Our Gospel Reading this morning is the very poignant story of Mary and Martha and their grieving at the death of their brother, Lazarus. They go through the five stages of grief, of death and dying, that Dr. Elizabeth Kubler-Ross described decades ago, and Mary is pretty obviously stuck at the Anger stage as our Gospel begins, “Lord, if you had been here, my brother would not have died!”
She’s mad at Jesus! She knows he has the power of life and death. Lazarus was his friend! Why did he let him die? You and I often get angry at God or at life itself when we lose loved ones, and the Bible is telling us it’s OK to feel that anger, even to “ventilate” that anger. God can handle it!
This Gospel story doesn’t even shy away from the gruesome realities of death. They resist opening the tomb at Jesus’ instruction because the decomposition of Lazarus’ body will have already begun in that desert heat…and no one wants to see (or smell!) that! And yet Jesus asks them to look squarely into that tomb, to confront the painful reality of death and decay and not to run away from it. Why?
Because, he says, “Did I not tell you that if you believed, you would see the glory of God?” (John 11) In other words, if you trust in God (which is what “believe” really means), if you trust in God you can look straight into the jaws of death itself and see – instead of your worst nightmare – God’s glory!
Later that same Jesus himself would face his own fear of death (“if it is possible, let this cup pass from me”).

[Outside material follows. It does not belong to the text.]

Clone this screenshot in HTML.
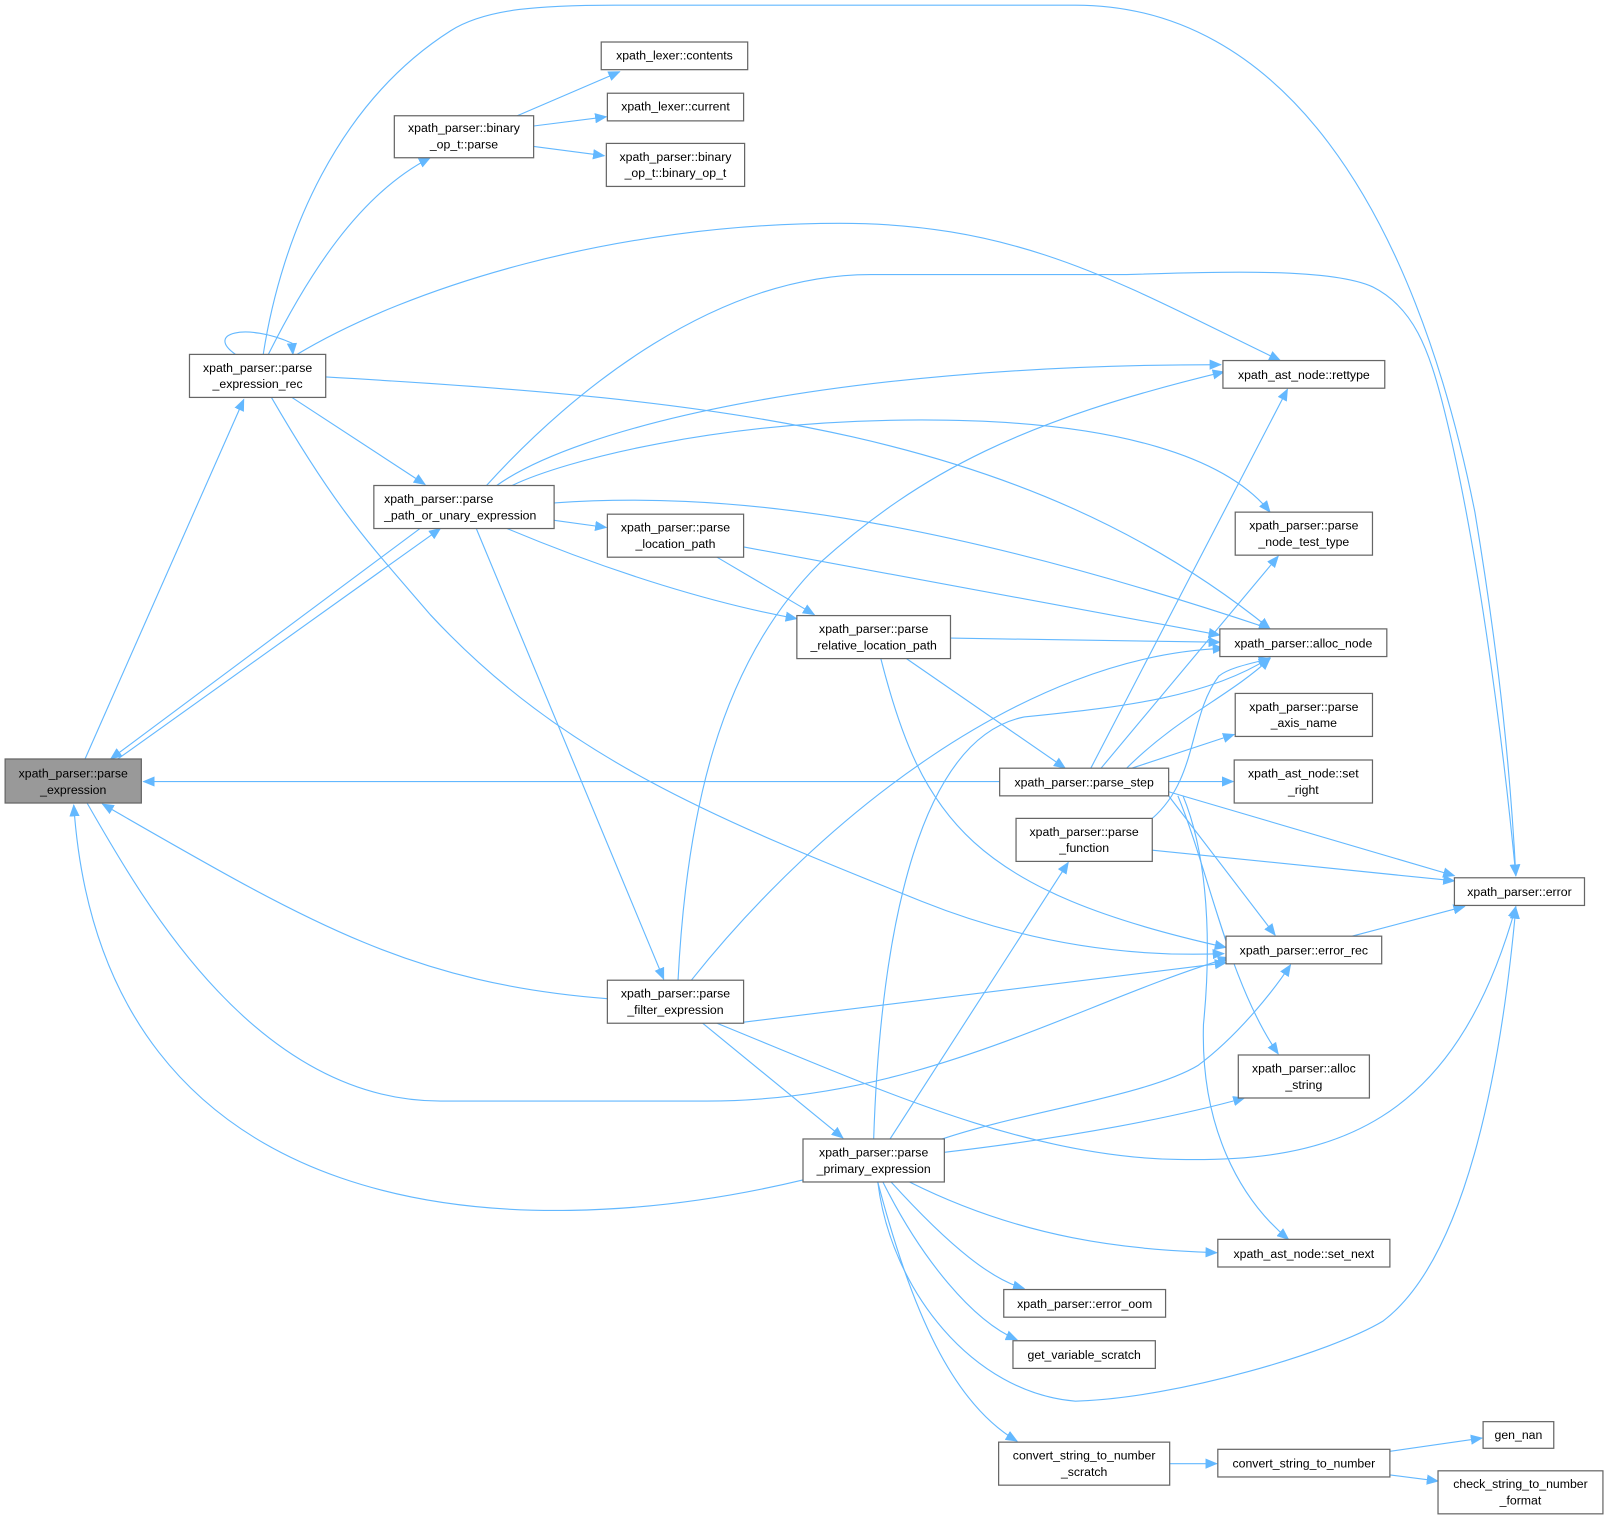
<!DOCTYPE html>
<html><head><meta charset="utf-8"><style>
html,body{margin:0;padding:0;background:#fff;}
svg{display:block;}
text{font-family:"Liberation Sans",Arial,sans-serif;font-size:12px;fill:#000;}
.n{fill:#fff;stroke:#666;stroke-width:1.2;}
.e{fill:none;stroke:#63b8ff;stroke-width:1.1;}
</style></head><body>
<svg width="1606" height="1520" viewBox="0 0 1568 1484" xmlns="http://www.w3.org/2000/svg">
<defs><marker id="a" markerWidth="12" markerHeight="10" refX="11" refY="5" orient="auto" markerUnits="userSpaceOnUse"><path d="M0,0 L12,5 L0,10 Z" fill="#63b8ff"/></marker></defs>
<g class="e" marker-end="url(#a)">
<path d="M83,741 L238,390"/>
<path d="M115,741 L430,516"/>
<path d="M410,516 L108,741"/>
<path d="M976,763 L140,763"/>
<path d="M593,975 C400,960 300,900 100,785"/>
<path d="M784,1152 C500,1220 100,1200 72,786"/>
<path d="M85,784 C140,880 250,1075 430,1075 L690,1075 C900,1075 1050,980 1200,935"/>
<path d="M230,346 C200,325 240,315 285,335 L286,346"/>
<path d="M262,346 C300,270 350,190 420,154"/>
<path d="M257,346 C275,230 330,100 440,30 C475,8 530,5 600,5 L1050,5 C1250,5 1380,200 1440,500 C1465,650 1475,760 1480,855"/>
<path d="M290,346 C400,280 600,218 820,218 C1000,218 1100,280 1250,352"/>
<path d="M318,368 C700,390 1000,420 1240,614"/>
<path d="M285,388 L415,473"/>
<path d="M265,388 C330,500 360,530 420,600 C550,740 700,800 900,880 C1000,920 1100,935 1195,931"/>
<path d="M505,113 L605,70"/>
<path d="M521,123 L592,114"/>
<path d="M521,143 L590,152"/>
<path d="M475,474 C560,380 700,268 850,268 L1100,268 C1200,265 1300,262 1340,280 C1380,300 1395,340 1410,400 C1440,520 1465,700 1480,855"/>
<path d="M485,474 C560,420 800,356 1192,356"/>
<path d="M500,474 C550,450 700,410 900,410 C1100,410 1200,450 1240,500"/>
<path d="M541,491 C700,480 900,500 1240,614"/>
<path d="M541,508 L592,515"/>
<path d="M495,516 C600,560 700,590 778,604"/>
<path d="M465,516 L648,956"/>
<path d="M700,544 L795,600"/>
<path d="M726,534 L1191,620"/>
<path d="M928,623 L1191,627"/>
<path d="M885,643 L1040,750"/>
<path d="M860,643 C900,800 950,870 1197,925"/>
<path d="M1065,750 L1257,380"/>
<path d="M1075,750 L1248,543"/>
<path d="M1100,750 C1150,700 1200,680 1240,643"/>
<path d="M1105,750 L1205,717"/>
<path d="M1141,763 L1204,763"/>
<path d="M1141,773 L1420,855"/>
<path d="M1141,777 L1245,913"/>
<path d="M1150,777 C1180,850 1200,960 1248,1029"/>
<path d="M1155,777 C1185,850 1180,950 1175,1000 C1172,1100 1210,1170 1258,1210"/>
<path d="M1125,799 C1170,760 1160,700 1190,660 C1200,652 1220,648 1240,643"/>
<path d="M1125,830 L1420,860"/>
<path d="M1320,914 L1430,885"/>
<path d="M662,957 C670,800 700,650 800,550 C900,460 1000,410 1195,363"/>
<path d="M675,957 C800,800 1000,640 1195,633"/>
<path d="M726,998 L1197,940"/>
<path d="M686,999 L823,1111"/>
<path d="M700,999 C850,1060 1000,1130 1150,1132 C1300,1135 1420,1100 1480,885"/>
<path d="M853,1112 C860,900 900,720 1000,700 C1100,690 1180,680 1240,642"/>
<path d="M869,1112 L1043,842"/>
<path d="M920,1112 C1000,1085 1120,1070 1170,1040 C1210,1010 1245,965 1260,942"/>
<path d="M922,1125 C1050,1110 1150,1090 1215,1072"/>
<path d="M888,1154 C1000,1210 1100,1220 1188,1223"/>
<path d="M870,1154 C930,1220 970,1250 1000,1258"/>
<path d="M862,1154 C900,1230 950,1290 993,1308"/>
<path d="M857,1154 C890,1280 930,1370 993,1407"/>
<path d="M857,1154 C870,1260 950,1360 1050,1368 C1150,1365 1300,1320 1350,1290 C1430,1230 1465,1050 1480,886"/>
<path d="M1142,1429 L1188,1429"/>
<path d="M1357,1417 L1447,1404"/>
<path d="M1357,1440 L1404,1446"/>
</g>
<g>
<rect x="5" y="741" width="133" height="43" style="fill:#999;stroke:#666;stroke-width:1.2"/>
<text x="71.5" y="759" text-anchor="middle">xpath_parser::parse</text><text x="71.5" y="775" text-anchor="middle">_expression</text>
<rect class="n" x="185" y="346" width="133" height="42"/><text x="251.5" y="363" text-anchor="middle">xpath_parser::parse</text><text x="251.5" y="379" text-anchor="middle">_expression_rec</text>
<rect class="n" x="385" y="113" width="136" height="41"/><text x="453" y="129" text-anchor="middle">xpath_parser::binary</text><text x="453" y="145" text-anchor="middle">_op_t::parse</text>
<rect class="n" x="587" y="41" width="143" height="27"/><text x="658.5" y="58" text-anchor="middle">xpath_lexer::contents</text>
<rect class="n" x="593" y="91" width="133" height="27"/><text x="659.5" y="108" text-anchor="middle">xpath_lexer::current</text>
<rect class="n" x="592" y="140" width="135" height="42"/><text x="659.5" y="157" text-anchor="middle">xpath_parser::binary</text><text x="659.5" y="173" text-anchor="middle">_op_t::binary_op_t</text>
<rect class="n" x="365" y="474" width="176" height="42"/><text x="375" y="491">xpath_parser::parse</text><text x="375" y="507">_path_or_unary_expression</text>
<rect class="n" x="593" y="502" width="133" height="42"/><text x="659.5" y="519" text-anchor="middle">xpath_parser::parse</text><text x="659.5" y="535" text-anchor="middle">_location_path</text>
<rect class="n" x="778" y="601" width="150" height="42"/><text x="853" y="618" text-anchor="middle">xpath_parser::parse</text><text x="853" y="634" text-anchor="middle">_relative_location_path</text>
<rect class="n" x="1194" y="352" width="158" height="27"/><text x="1273" y="370" text-anchor="middle">xpath_ast_node::rettype</text>
<rect class="n" x="1206" y="500" width="134" height="42"/><text x="1273" y="517" text-anchor="middle">xpath_parser::parse</text><text x="1273" y="533" text-anchor="middle">_node_test_type</text>
<rect class="n" x="1191" y="614" width="163" height="27"/><text x="1272.5" y="632" text-anchor="middle">xpath_parser::alloc_node</text>
<rect class="n" x="1206" y="677" width="134" height="42"/><text x="1273" y="694" text-anchor="middle">xpath_parser::parse</text><text x="1273" y="710" text-anchor="middle">_axis_name</text>
<rect class="n" x="1205" y="742" width="135" height="42"/><text x="1272.5" y="759" text-anchor="middle">xpath_ast_node::set</text><text x="1272.5" y="775" text-anchor="middle">_right</text>
<rect class="n" x="976" y="750" width="165" height="27"/><text x="1058.5" y="768" text-anchor="middle">xpath_parser::parse_step</text>
<rect class="n" x="992" y="799" width="133" height="42"/><text x="1058.5" y="816" text-anchor="middle">xpath_parser::parse</text><text x="1058.5" y="832" text-anchor="middle">_function</text>
<rect class="n" x="1420" y="857" width="127" height="27"/><text x="1483.5" y="875" text-anchor="middle">xpath_parser::error</text>
<rect class="n" x="1197" y="914" width="152" height="27"/><text x="1273" y="932" text-anchor="middle">xpath_parser::error_rec</text>
<rect class="n" x="593" y="957" width="133" height="42"/><text x="659.5" y="974" text-anchor="middle">xpath_parser::parse</text><text x="659.5" y="990" text-anchor="middle">_filter_expression</text>
<rect class="n" x="1209" y="1030" width="128" height="42"/><text x="1273" y="1047" text-anchor="middle">xpath_parser::alloc</text><text x="1273" y="1063" text-anchor="middle">_string</text>
<rect class="n" x="784" y="1112" width="138" height="42"/><text x="853" y="1129" text-anchor="middle">xpath_parser::parse</text><text x="853" y="1145" text-anchor="middle">_primary_expression</text>
<rect class="n" x="1189" y="1210" width="168" height="27"/><text x="1273" y="1228" text-anchor="middle">xpath_ast_node::set_next</text>
<rect class="n" x="980" y="1259" width="158" height="27"/><text x="1059" y="1277" text-anchor="middle">xpath_parser::error_oom</text>
<rect class="n" x="989" y="1309" width="139" height="27"/><text x="1058.5" y="1327" text-anchor="middle">get_variable_scratch</text>
<rect class="n" x="975" y="1408" width="167" height="42"/><text x="1058.5" y="1425" text-anchor="middle">convert_string_to_number</text><text x="1058.5" y="1441" text-anchor="middle">_scratch</text>
<rect class="n" x="1189" y="1415" width="168" height="27"/><text x="1273" y="1433" text-anchor="middle">convert_string_to_number</text>
<rect class="n" x="1448" y="1388" width="69" height="26"/><text x="1482.5" y="1405" text-anchor="middle">gen_nan</text>
<rect class="n" x="1404" y="1436" width="161" height="42"/><text x="1484.5" y="1453" text-anchor="middle">check_string_to_number</text><text x="1484.5" y="1469" text-anchor="middle">_format</text>
</g>
</svg>
</body></html>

He would experience his own despair at the seeming absence of the Divine (“My God, my God, why have you forsaken me.”) But Jesus would finally make that final act of trust just before closing his eyes for the last time (“Into your hands, I commend my spirit).
Well, there is a community of people down through the centuries who have taken those words and actions of Jesus at face value. A community of people who have not only believed in the existence of God, but who have put their trust in that God…indeed who have “bet their lives” on that God. Bet their lives on the belief that the God who made us in the first place loves us enough never to let us go.
This is the community of the baptized. This is the community which dares to call its members “little Christs” – Christians. This is the community of All the Saints! Peter and Paul and Mary Magdalene, Stephen and Phoebe, Ignatius, Francis of Assisi, Teresa of Avila, Thomas Cranmer, Evelyn Underhill, C. S. Lewis, Florence Nightingale, Martin Luther King…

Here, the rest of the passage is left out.